#### Task brief:
Go through the listing and set it down exactly, leaving out its pictures.

#### Data segment:
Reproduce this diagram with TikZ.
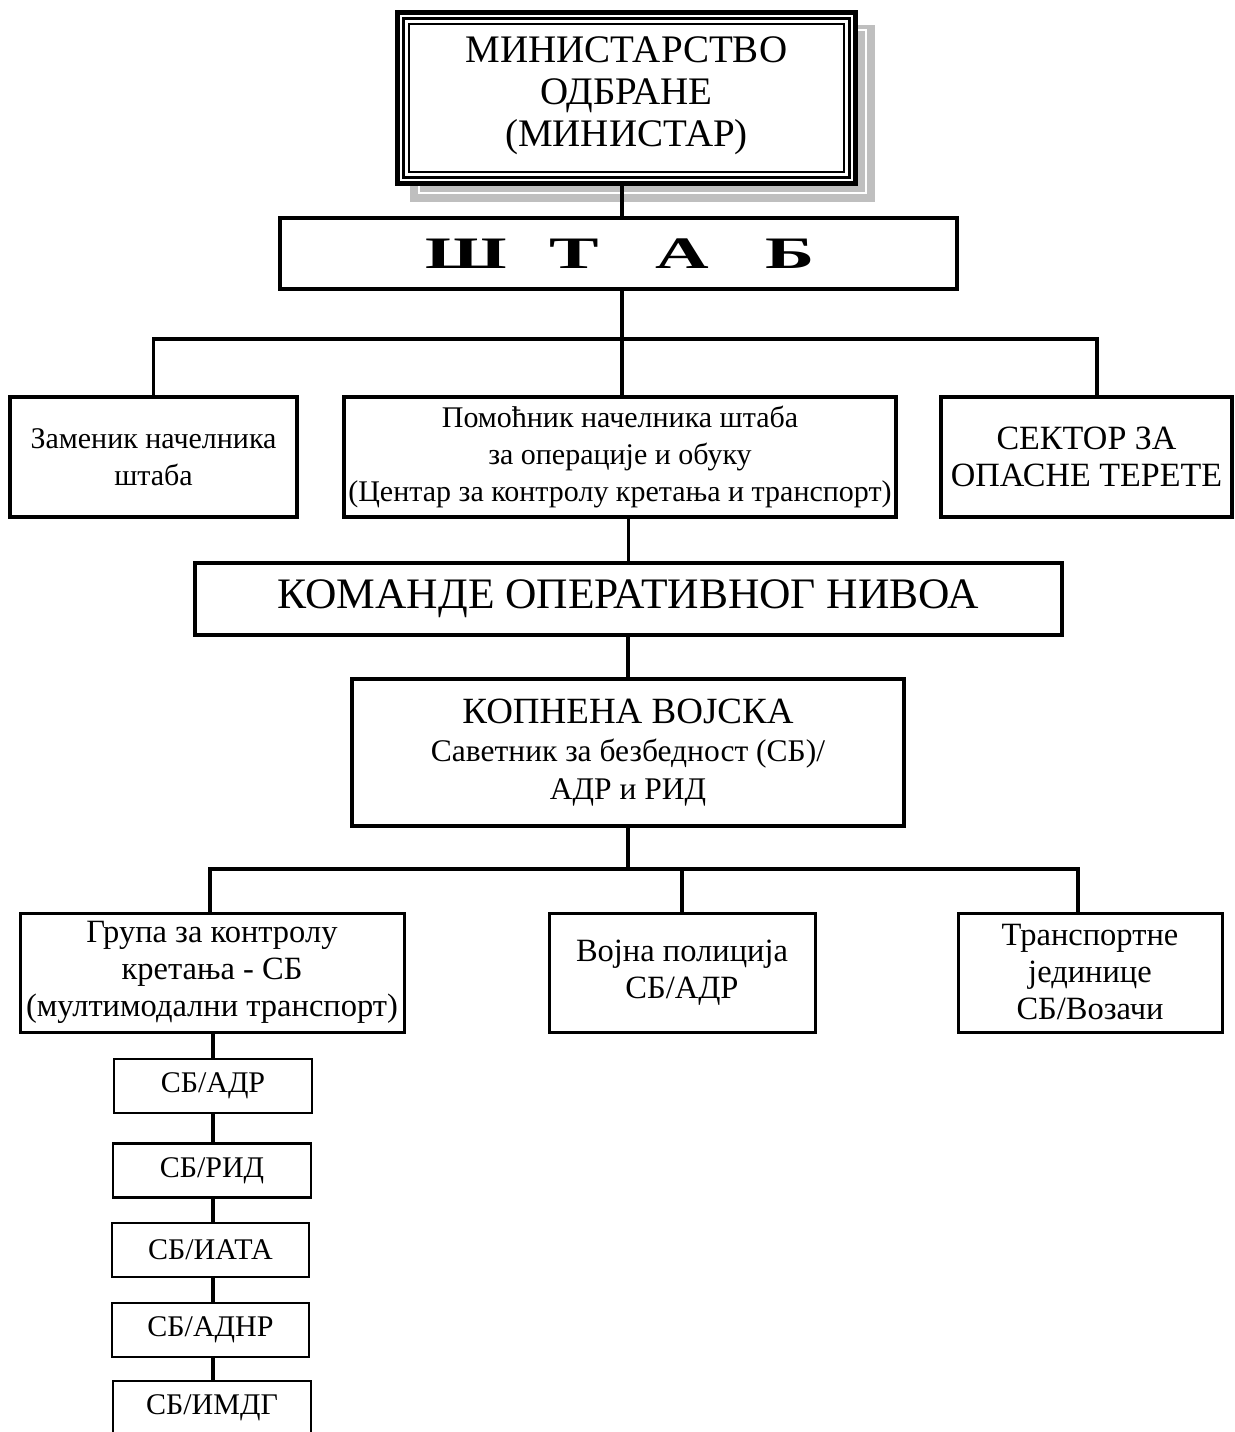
\documentclass[tikz,border=0pt]{standalone}
\usepackage{fontspec}
\setmainfont{Liberation Serif}
\newfontfamily\widebold[FakeStretch=1.65]{Liberation Serif}
\begin{document}
\begin{tikzpicture}[x=1pt,y=-1pt,
  box/.style={draw, line width=4pt, fill=white, inner sep=0pt, align=center},
  midbox/.style={draw, line width=3pt, fill=white, inner sep=0pt, align=center},
  smallbox/.style={draw, line width=2.5pt, fill=white, inner sep=0pt, align=center,
    minimum height=54pt, font=\fontsize{30}{34}\selectfont},
  link/.style={line width=3.5pt}]
\useasboundingbox (0,0) rectangle (1234,1432);

% ---- Ministry: grey shadow, then triple frame ----
\fill[black!25] (410,25) rectangle (875,202);
\draw[white, line width=1.2pt] (419,30) rectangle (866,193);
\node[fill=white, minimum width=463pt, minimum height=176pt, inner sep=0pt, align=center,
      font=\fontsize{39}{42}\selectfont] (mo) at (626.5,96) {МИНИСТАРСТВО\\ОДБРАНЕ\\(МИНИСТАР)};
\draw[line width=5pt] (397.5,12.5) rectangle (855.5,183.5);
\draw[line width=3pt] (403.5,18.5) rectangle (849.5,177.5);
\draw[line width=2pt] (409,24) rectangle (844,172);

% ---- Staff ----
\node[box, minimum width=677pt, minimum height=71pt, font=\widebold\bfseries\fontsize{45}{50}\selectfont]
  (stab) at (618.5,253.5)
  {\hspace*{19pt}\makebox[108pt]{Ш}\makebox[108pt]{Т}\makebox[108pt]{А}\makebox[108pt]{Б}};

% ---- Second row ----
\node[box, minimum width=287pt, minimum height=120pt, font=\fontsize{30}{37}\selectfont] (zam) at (153.5,457)
  {Заменик начелника\\штаба};
\node[box, minimum width=552pt, minimum height=120pt, font=\fontsize{30}{37}\selectfont] (pom) at (620,457)
  {Помоћник начелника штаба\\за операције и обуку\\(Центар за контролу кретања и транспорт)};
\node[box, minimum width=291pt, minimum height=120pt, font=\fontsize{34}{37}\selectfont] (sek) at (1086.5,457)
  {СЕКТОР ЗА\\ОПАСНЕ ТЕРЕТЕ};

% ---- Operational level ----
\node[box, minimum width=867pt, minimum height=72pt, font=\fontsize{43.5}{48}\selectfont] (kom) at (628.5,599)
  {КОМАНДЕ ОПЕРАТИВНОГ НИВОА};
\node[box, minimum width=552pt, minimum height=147pt, font=\fontsize{31.5}{38}\selectfont] (kop) at (628,752.5)
  {{\fontsize{37}{38}\selectfont КОПНЕНА ВОЈСКА}\\
   Саветник за безбедност (СБ)/\\
   АДР и РИД};

% ---- Fourth row ----
\node[midbox, minimum width=384pt, minimum height=119pt, font=\fontsize{32.5}{37}\selectfont] (grp) at (212,972.5)
  {Група за контролу\\кретања - СБ\\(мултимодални транспорт)};
\node[midbox, minimum width=266pt, minimum height=119pt, font=\fontsize{32.5}{37}\selectfont] (vp) at (682,972.5)
  {Војна полиција\\СБ/АДР};
\node[midbox, minimum width=264pt, minimum height=119pt, font=\fontsize{32.5}{37}\selectfont] (tj) at (1090,972.5)
  {Транспортне\\јединице\\СБ/Возачи};

% ---- Chain of safety advisers ----
\node[smallbox, minimum width=198pt] (c1) at (213,1086)    {СБ/АДР};
\node[smallbox, minimum width=198pt] (c2) at (212,1170.5)  {СБ/РИД};
\node[smallbox, minimum width=197pt] (c3) at (210.5,1250)  {СБ/ИАТА};
\node[smallbox, minimum width=197pt] (c4) at (210.5,1330)  {СБ/АДНР};
\node[smallbox, minimum width=198pt] (c5) at (212,1408)    {СБ/ИМДГ};

% ---- Connectors ----
\coordinate (j1) at (622,339);
\coordinate (r1) at (1097,339);
\coordinate (j2) at (628,869);
\coordinate (r2) at (1078,869);
\coordinate (l2) at (210,869);
\coordinate (m2) at (682,869);
\coordinate (cx) at (213,0);

\draw[link] (mo.south -| j1) -- (stab.north -| j1);
\draw[link] (stab.south -| j1) -- (j1);
\draw[link] (zam.north) |- (r1) -- (sek.north -| r1);
\draw[link] (j1) -- (pom.north -| j1);
\draw[link] (pom.south -| kom.north) -- (kom.north);
\draw[link] (kom.south -| kop.north) -- (kop.north);
\draw[link] (kop.south) -- (j2);
\draw[link] (grp.north -| l2) -- (l2) -- (r2) -- (tj.north -| r2);
\draw[link] (m2) -- (vp.north);
\draw[link] (grp.south -| cx) -- (c1.north -| cx);
\draw[link] (c1.south -| cx) -- (c2.north -| cx);
\draw[link] (c2.south -| cx) -- (c3.north -| cx);
\draw[link] (c3.south -| cx) -- (c4.north -| cx);
\draw[link] (c4.south -| cx) -- (c5.north -| cx);
\end{tikzpicture}
\end{document}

#### Task answer:
Reproduce this diagram with TikZ.
\documentclass[tikz,border=0pt]{standalone}
\usepackage{fontspec}
\setmainfont{Liberation Serif}
\newfontfamily\widebold[FakeStretch=1.65]{Liberation Serif}
\begin{document}
\begin{tikzpicture}[x=1pt,y=-1pt,
  box/.style={draw, line width=4pt, fill=white, inner sep=0pt, align=center},
  midbox/.style={draw, line width=3pt, fill=white, inner sep=0pt, align=center},
  smallbox/.style={draw, line width=2.5pt, fill=white, inner sep=0pt, align=center,
    minimum height=54pt, font=\fontsize{30}{34}\selectfont},
  link/.style={line width=3.5pt}]
\useasboundingbox (0,0) rectangle (1234,1432);

% ---- Ministry: grey shadow, then triple frame ----
\fill[black!25] (410,25) rectangle (875,202);
\draw[white, line width=1.2pt] (419,30) rectangle (866,193);
\node[fill=white, minimum width=463pt, minimum height=176pt, inner sep=0pt, align=center,
      font=\fontsize{39}{42}\selectfont] (mo) at (626.5,96) {МИНИСТАРСТВО\\ОДБРАНЕ\\(МИНИСТАР)};
\draw[line width=5pt] (397.5,12.5) rectangle (855.5,183.5);
\draw[line width=3pt] (403.5,18.5) rectangle (849.5,177.5);
\draw[line width=2pt] (409,24) rectangle (844,172);

% ---- Staff ----
\node[box, minimum width=677pt, minimum height=71pt, font=\widebold\bfseries\fontsize{45}{50}\selectfont]
  (stab) at (618.5,253.5)
  {\hspace*{19pt}\makebox[108pt]{Ш}\makebox[108pt]{Т}\makebox[108pt]{А}\makebox[108pt]{Б}};

% ---- Second row ----
\node[box, minimum width=287pt, minimum height=120pt, font=\fontsize{30}{37}\selectfont] (zam) at (153.5,457)
  {Заменик начелника\\штаба};
\node[box, minimum width=552pt, minimum height=120pt, font=\fontsize{30}{37}\selectfont] (pom) at (620,457)
  {Помоћник начелника штаба\\за операције и обуку\\(Центар за контролу кретања и транспорт)};
\node[box, minimum width=291pt, minimum height=120pt, font=\fontsize{34}{37}\selectfont] (sek) at (1086.5,457)
  {СЕКТОР ЗА\\ОПАСНЕ ТЕРЕТЕ};

% ---- Operational level ----
\node[box, minimum width=867pt, minimum height=72pt, font=\fontsize{43.5}{48}\selectfont] (kom) at (628.5,599)
  {КОМАНДЕ ОПЕРАТИВНОГ НИВОА};
\node[box, minimum width=552pt, minimum height=147pt, font=\fontsize{31.5}{38}\selectfont] (kop) at (628,752.5)
  {{\fontsize{37}{38}\selectfont КОПНЕНА ВОЈСКА}\\
   Саветник за безбедност (СБ)/\\
   АДР и РИД};

% ---- Fourth row ----
\node[midbox, minimum width=384pt, minimum height=119pt, font=\fontsize{32.5}{37}\selectfont] (grp) at (212,972.5)
  {Група за контролу\\кретања - СБ\\(мултимодални транспорт)};
\node[midbox, minimum width=266pt, minimum height=119pt, font=\fontsize{32.5}{37}\selectfont] (vp) at (682,972.5)
  {Војна полиција\\СБ/АДР};
\node[midbox, minimum width=264pt, minimum height=119pt, font=\fontsize{32.5}{37}\selectfont] (tj) at (1090,972.5)
  {Транспортне\\јединице\\СБ/Возачи};

% ---- Chain of safety advisers ----
\node[smallbox, minimum width=198pt] (c1) at (213,1086)    {СБ/АДР};
\node[smallbox, minimum width=198pt] (c2) at (212,1170.5)  {СБ/РИД};
\node[smallbox, minimum width=197pt] (c3) at (210.5,1250)  {СБ/ИАТА};
\node[smallbox, minimum width=197pt] (c4) at (210.5,1330)  {СБ/АДНР};
\node[smallbox, minimum width=198pt] (c5) at (212,1408)    {СБ/ИМДГ};

% ---- Connectors ----
\coordinate (j1) at (622,339);
\coordinate (r1) at (1097,339);
\coordinate (j2) at (628,869);
\coordinate (r2) at (1078,869);
\coordinate (l2) at (210,869);
\coordinate (m2) at (682,869);
\coordinate (cx) at (213,0);

\draw[link] (mo.south -| j1) -- (stab.north -| j1);
\draw[link] (stab.south -| j1) -- (j1);
\draw[link] (zam.north) |- (r1) -- (sek.north -| r1);
\draw[link] (j1) -- (pom.north -| j1);
\draw[link] (pom.south -| kom.north) -- (kom.north);
\draw[link] (kom.south -| kop.north) -- (kop.north);
\draw[link] (kop.south) -- (j2);
\draw[link] (grp.north -| l2) -- (l2) -- (r2) -- (tj.north -| r2);
\draw[link] (m2) -- (vp.north);
\draw[link] (grp.south -| cx) -- (c1.north -| cx);
\draw[link] (c1.south -| cx) -- (c2.north -| cx);
\draw[link] (c2.south -| cx) -- (c3.north -| cx);
\draw[link] (c3.south -| cx) -- (c4.north -| cx);
\draw[link] (c4.south -| cx) -- (c5.north -| cx);
\end{tikzpicture}
\end{document}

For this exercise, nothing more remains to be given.